Genomic Health reported the results of two studies, which found genes that could help predict the likelihood of recurrence of and chemotherapy benefit for early-stage colon cancer.
The first report evaluated colon cancers from patients treated with surgery alone, including 270 volunteers from the National Surgical Adjuvant Breast & Bowel Project (NSABP) C-01/C-02 study and 765 people were treated at the Cleveland Clinic. Researchers found 65 genes significantly associated with colon cancer recurrence across both patient populations. The range of individual gene expression was associated with an up to 11-fold difference in the risk of disease recurrence, according to Genomic Health.

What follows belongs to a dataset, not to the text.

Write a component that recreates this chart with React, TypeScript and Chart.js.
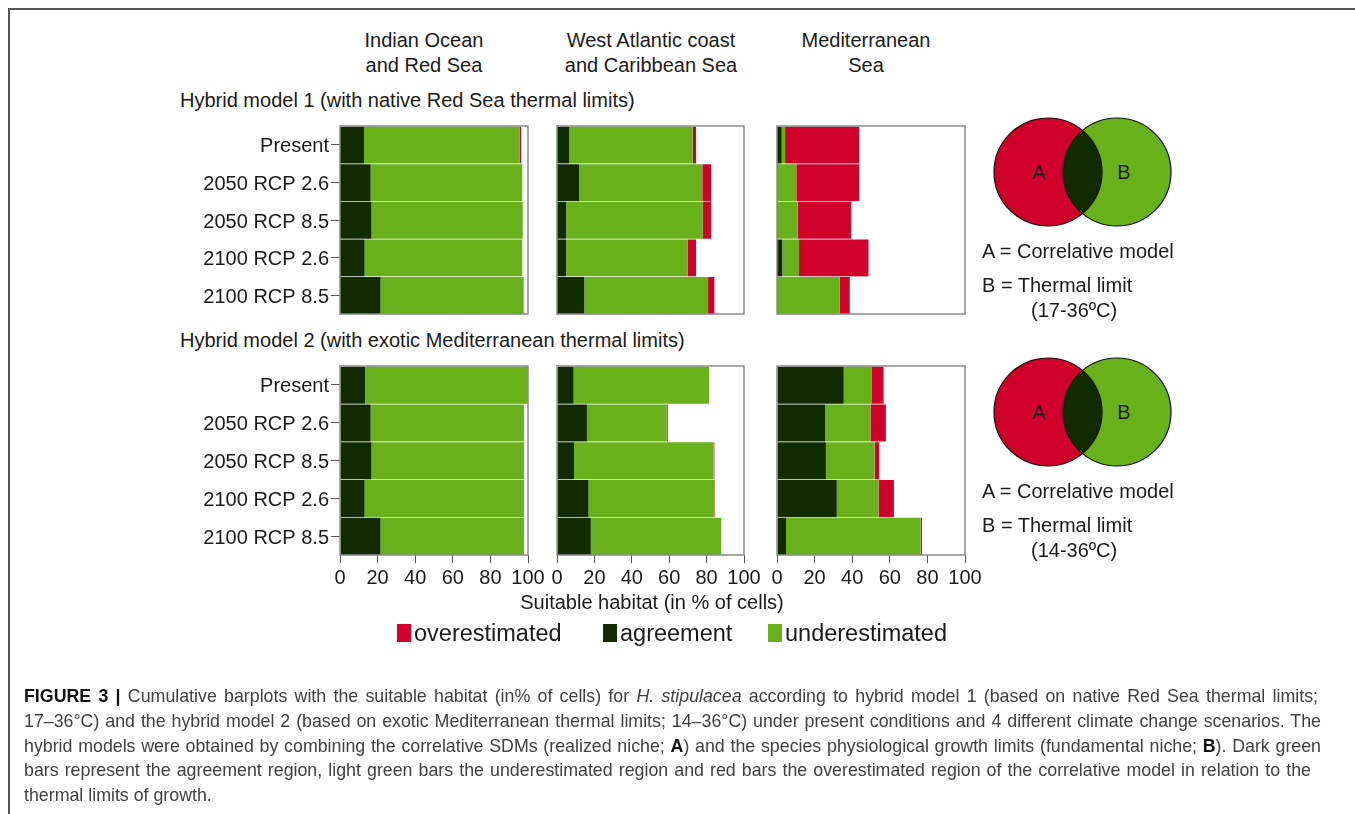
import React, { useEffect, useRef } from "react";
import { Chart, registerables } from "chart.js";

Chart.register(...registerables);

// ---------------- data ----------------
const categories = ["Present", "2050 RCP 2.6", "2050 RCP 8.5", "2100 RCP 2.6", "2100 RCP 8.5"];
const xTicks = [0, 20, 40, 60, 80, 100];
const regionTitles = [
  ["Indian Ocean", "and Red Sea"],
  ["West Atlantic coast", "and Caribbean Sea"],
  ["Mediterranean", "Sea"],
];
const modelTitles = [
  "Hybrid model 1 (with native Red Sea thermal limits)",
  "Hybrid model 2 (with exotic Mediterranean thermal limits)",
];
const thermalRanges = ["(17-36ºC)", "(14-36ºC)"];
const legendNames = ["overestimated", "agreement", "underestimated"];

// Hybrid model 1
const hm1IndianAgreement = [12.8, 16.3, 16.8, 13.1, 21.6];
const hm1IndianUnder = [82.9, 80.7, 80.4, 83.9, 76.1];
const hm1IndianOver = [0.6, 0, 0, 0, 0];

const hm1AtlanticAgreement = [6.7, 12, 5, 5, 14.7];
const hm1AtlanticUnder = [65.9, 65.7, 73, 65, 66.1];
const hm1AtlanticOver = [1.8, 4.7, 4.4, 4.4, 3.4];

const hm1MedAgreement = [2.5, 0, 0, 2.9, 0];
const hm1MedUnder = [1.8, 10.3, 11, 8.8, 33.4];
const hm1MedOver = [39.4, 33.4, 28.4, 37, 5.3];

// Hybrid model 2
const hm2IndianAgreement = [13.5, 16.3, 16.8, 13.1, 21.6];
const hm2IndianUnder = [86.5, 81.6, 81.1, 84.8, 76.3];
const hm2IndianOver = [0, 0, 0, 0, 0];

const hm2AtlanticAgreement = [8.9, 16, 9.1, 16.9, 18.1];
const hm2AtlanticUnder = [72.4, 42.7, 74.7, 67.3, 69.8];
const hm2AtlanticOver = [0, 0.5, 0.4, 0.4, 0];

const hm2MedAgreement = [35.5, 25.8, 26, 31.8, 4.8];
const hm2MedUnder = [15, 23.9, 25.9, 22.2, 71.6];
const hm2MedOver = [6.2, 8.2, 2.4, 8.2, 0.7];

// ---------------- styles ----------------
const AGREE = "#112b02";
const UNDER = "#69b11b";
const OVER = "#d0002b";
const FRAME = "#8a8a8a";
const TICK = "#555555";
const TEXT = "#1a1a1a";
const FONT = "'Liberation Sans', Arial, Helvetica, sans-serif";

const PLOT_LEFT = [340, 557, 777];
const PLOT_RIGHT = [528, 744, 965];
const PLOT_TOP = [126, 366];
const PLOT_BOTTOM = [314, 555];

const framePlugin = {
  id: "frame",
  afterDraw(chart: any) {
    const { ctx, chartArea: a } = chart;
    ctx.save();
    ctx.strokeStyle = FRAME;
    ctx.lineWidth = 1.5;
    ctx.strokeRect(a.left, a.top, a.right - a.left, a.bottom - a.top);
    ctx.restore();
  },
};

function Panel(props: { agreement: number[]; under: number[]; over: number[]; col: number; row: number }) {
  const { agreement, under, over, col, row } = props;
  const ref = useRef<HTMLCanvasElement>(null);
  const showY = col === 0;
  const showX = row === 1;
  const padL = showY ? 170 : 20;
  const padR = 26;
  const padT = 4;
  const padB = showX ? 40 : 4;
  const plotW = PLOT_RIGHT[col] - PLOT_LEFT[col];
  const plotH = PLOT_BOTTOM[row] - PLOT_TOP[row];
  const w = plotW + padL + padR;
  const h = plotH + padT + padB;
  const left = PLOT_LEFT[col] - padL;
  const top = PLOT_TOP[row] - padT;

  useEffect(() => {
    if (!ref.current) return;
    const sep = "rgba(255,255,255,0.25)";
    const chart = new Chart(ref.current, {
      type: "bar",
      data: {
        labels: categories,
        datasets: [
          { label: "agreement", data: agreement, backgroundColor: AGREE, borderColor: sep, borderWidth: { top: 1, bottom: 0, left: 0, right: 0 }, borderSkipped: false },
          { label: "underestimated", data: under, backgroundColor: UNDER, borderColor: sep, borderWidth: { top: 1, bottom: 0, left: 0, right: 0 }, borderSkipped: false },
          { label: "overestimated", data: over, backgroundColor: OVER, borderColor: sep, borderWidth: { top: 1, bottom: 0, left: 0, right: 0 }, borderSkipped: false },
        ],
      },
      options: {
        indexAxis: "y",
        responsive: false,
        maintainAspectRatio: false,
        animation: false,
        layout: {
          padding: { left: showY ? 0 : padL, right: padR, top: padT, bottom: showX ? 0 : padB },
        },
        plugins: { legend: { display: false }, tooltip: { enabled: false } },
        datasets: { bar: { barPercentage: 1, categoryPercentage: 1 } },
        scales: {
          x: {
            type: "linear",
            stacked: true,
            min: 0,
            max: 100,
            display: showX,
            afterBuildTicks: (s: any) => {
              s.ticks = xTicks.map((v) => ({ value: v }));
            },
            afterFit: (s: any) => {
              s.paddingLeft = 0;
              s.paddingRight = 0;
              s.height = showX ? 40 : 0;
            },
            ticks: {
              font: { family: FONT, size: 20 },
              color: TEXT,
              padding: 3,
              maxRotation: 0,
              autoSkip: false,
            },
            grid: { drawOnChartArea: false, drawTicks: true, tickLength: 8, color: TICK, lineWidth: 1 },
            border: { display: false },
          },
          y: {
            stacked: true,
            display: showY,
            afterFit: (s: any) => {
              s.paddingTop = 0;
              s.paddingBottom = 0;
              s.width = showY ? 170 : 0;
            },
            ticks: { font: { family: FONT, size: 20 }, color: TEXT, padding: 2, autoSkip: false, labelOffset: 2 },
            grid: { offset: false, drawOnChartArea: false, drawTicks: true, tickLength: 9, color: TICK, lineWidth: 1 },
            border: { display: false },
          },
        },
      } as any,
      plugins: [framePlugin],
    });
    return () => chart.destroy();
  }, []);

  return (
    <canvas
      ref={ref}
      width={w}
      height={h}
      style={{ position: "absolute", left, top, width: w, height: h }}
    />
  );
}

function Venn(props: { cy: number; idx: number }) {
  const { cy, idx } = props;
  const ax = 1048, bx = 1117, r = 54;
  const clipId = "clipA" + idx;
  return (
    <svg
      width={1355}
      height={814}
      style={{ position: "absolute", left: 0, top: 0, pointerEvents: "none" }}
    >
      <defs>
        <clipPath id={clipId}>
          <circle cx={ax} cy={cy} r={r} />
        </clipPath>
      </defs>
      <circle cx={ax} cy={cy} r={r} fill={OVER} />
      <circle cx={bx} cy={cy} r={r} fill={UNDER} />
      <circle cx={bx} cy={cy} r={r} fill={AGREE} clipPath={`url(#${clipId})`} />
      <circle cx={ax} cy={cy} r={r} fill="none" stroke="#111" strokeWidth={1.2} />
      <circle cx={bx} cy={cy} r={r} fill="none" stroke="#111" strokeWidth={1.2} />
      <text x={1039} y={cy + 7} fontFamily={FONT} fontSize={20} fill={TEXT} textAnchor="middle">A</text>
      <text x={1124} y={cy + 7} fontFamily={FONT} fontSize={20} fill={TEXT} textAnchor="middle">B</text>
    </svg>
  );
}

const abs = (extra: React.CSSProperties): React.CSSProperties => ({
  position: "absolute",
  whiteSpace: "nowrap",
  fontFamily: FONT,
  color: TEXT,
  ...extra,
});

export default function App() {
  const headingCenters = [424, 651, 866];
  const captionLines: React.ReactNode[] = [
    <>
      <b style={{ color: "#111" }}>FIGURE 3 |</b> Cumulative barplots with the suitable habitat (in% of cells) for{" "}
      <i>H. stipulacea</i> according to hybrid model 1 (based on native Red Sea thermal limits;
    </>,
    <>17–36°C) and the hybrid model 2 (based on exotic Mediterranean thermal limits; 14–36°C) under present conditions and 4 different climate change scenarios. The</>,
    <>
      hybrid models were obtained by combining the correlative SDMs (realized niche; <b style={{ color: "#111" }}>A</b>) and the species
      physiological growth limits (fundamental niche; <b style={{ color: "#111" }}>B</b>). Dark green
    </>,
    <>bars represent the agreement region, light green bars the underestimated region and red bars the overestimated region of the correlative model in relation to the</>,
    <>thermal limits of growth.</>,
  ];
  const captionWidths = [1294, 1297, 1297, 1287, 0];
  const legendColors = [OVER, AGREE, UNDER];
  const legendX = [397, 603, 768];

  return (
    <div style={{ position: "absolute", left: 0, top: 0, width: 1355, height: 814, background: "#fff", overflow: "hidden" }}>
      {/* outer frame */}
      <div style={{ position: "absolute", left: 8, top: 8, width: 1360, height: 820, borderTop: "2px solid #555", borderLeft: "2px solid #555" }} />

      {/* column headings */}
      {regionTitles.map((lines, i) => (
        <div
          key={"h" + i}
          style={abs({ left: headingCenters[i] - 130, width: 260, top: 28, fontSize: 20, lineHeight: "25px", textAlign: "center" })}
        >
          {lines[0]}
          <br />
          {lines[1]}
        </div>
      ))}

      {/* model titles */}
      {modelTitles.map((t, i) => (
        <div key={"m" + i} style={abs({ left: 180, top: 88 + i * 240, fontSize: 20, lineHeight: "25px" })}>
          {t}
        </div>
      ))}

      {/* panels */}
      <Panel agreement={hm1IndianAgreement} under={hm1IndianUnder} over={hm1IndianOver} col={0} row={0} />
      <Panel agreement={hm1AtlanticAgreement} under={hm1AtlanticUnder} over={hm1AtlanticOver} col={1} row={0} />
      <Panel agreement={hm1MedAgreement} under={hm1MedUnder} over={hm1MedOver} col={2} row={0} />
      <Panel agreement={hm2IndianAgreement} under={hm2IndianUnder} over={hm2IndianOver} col={0} row={1} />
      <Panel agreement={hm2AtlanticAgreement} under={hm2AtlanticUnder} over={hm2AtlanticOver} col={1} row={1} />
      <Panel agreement={hm2MedAgreement} under={hm2MedUnder} over={hm2MedOver} col={2} row={1} />

      {/* axis title */}
      <div style={abs({ left: 452, width: 400, top: 590, fontSize: 20, lineHeight: "25px", textAlign: "center" })}>
        Suitable habitat (in % of cells)
      </div>

      {/* legend */}
      {legendNames.map((n, i) => (
        <React.Fragment key={"l" + i}>
          <div style={{ position: "absolute", left: legendX[i], top: 624, width: 14, height: 18, background: legendColors[i] }} />
          <div style={abs({ left: legendX[i] + 17, top: 618, fontSize: 23.5, lineHeight: "30px" })}>{n}</div>
        </React.Fragment>
      ))}

      {/* Venn diagrams + legends */}
      {[0, 1].map((i) => (
        <React.Fragment key={"v" + i}>
          <Venn cy={172 + i * 240} idx={i} />
          <div style={abs({ left: 982, top: 239 + i * 240, fontSize: 20, lineHeight: "25px" })}>A = Correlative model</div>
          <div style={abs({ left: 982, top: 273 + i * 240, fontSize: 20, lineHeight: "25px" })}>B = Thermal limit</div>
          <div style={abs({ left: 1031, top: 298 + i * 240, fontSize: 20, lineHeight: "25px" })}>{thermalRanges[i]}</div>
        </React.Fragment>
      ))}

      {/* caption */}
      {captionLines.map((ln, i) =>
        captionWidths[i] > 0 ? (
          <div
            key={"c" + i}
            style={{
              position: "absolute",
              left: 24,
              top: 684 + i * 24.8,
              width: captionWidths[i],
              fontFamily: FONT,
              fontSize: 17.8,
              lineHeight: "24px",
              color: "#404040",
              whiteSpace: "normal",
              textAlign: "justify",
              textAlignLast: "justify",
              overflow: "visible",
            }}
          >
            {ln}
          </div>
        ) : (
          <div
            key={"c" + i}
            style={abs({ left: 24, top: 684 + i * 24.8, fontSize: 17.8, lineHeight: "24px", color: "#404040" })}
          >
            {ln}
          </div>
        )
      )}
    </div>
  );
}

The second study analyzed colon cancers from an additional 508 patients who were treated with surgery plus 5-FU/LV chemotherapy in the NSABP study C-06. The investigators discovered 56 genes that were significantly associated with disease prognosis for stage II and III colon cancer in this study as well as in patients treated with surgery alone in the NSABP C-01/C-02 and at the Cleveland Clinic.
The scientists also used 15 of the 56 genes as a preliminary model to stratify patients into recurrence-risk categories.
Overall, Genomic Health has completed four independent studies involving 1,851 colon cancer patients to evaluate a total of 761 genes. This data will support the selection of the final gene set.
“This marks an important step in our effort to develop a test to personalize treatment decisions for early-stage colon cancer patients using the same rigorous clinical development and validation process as we did with Oncotype DX for breast cancer,” says Steven Shak, M.D., CMO.
The results of the studies were presented on January 26 at “ASCO GI” in Orlando, FL.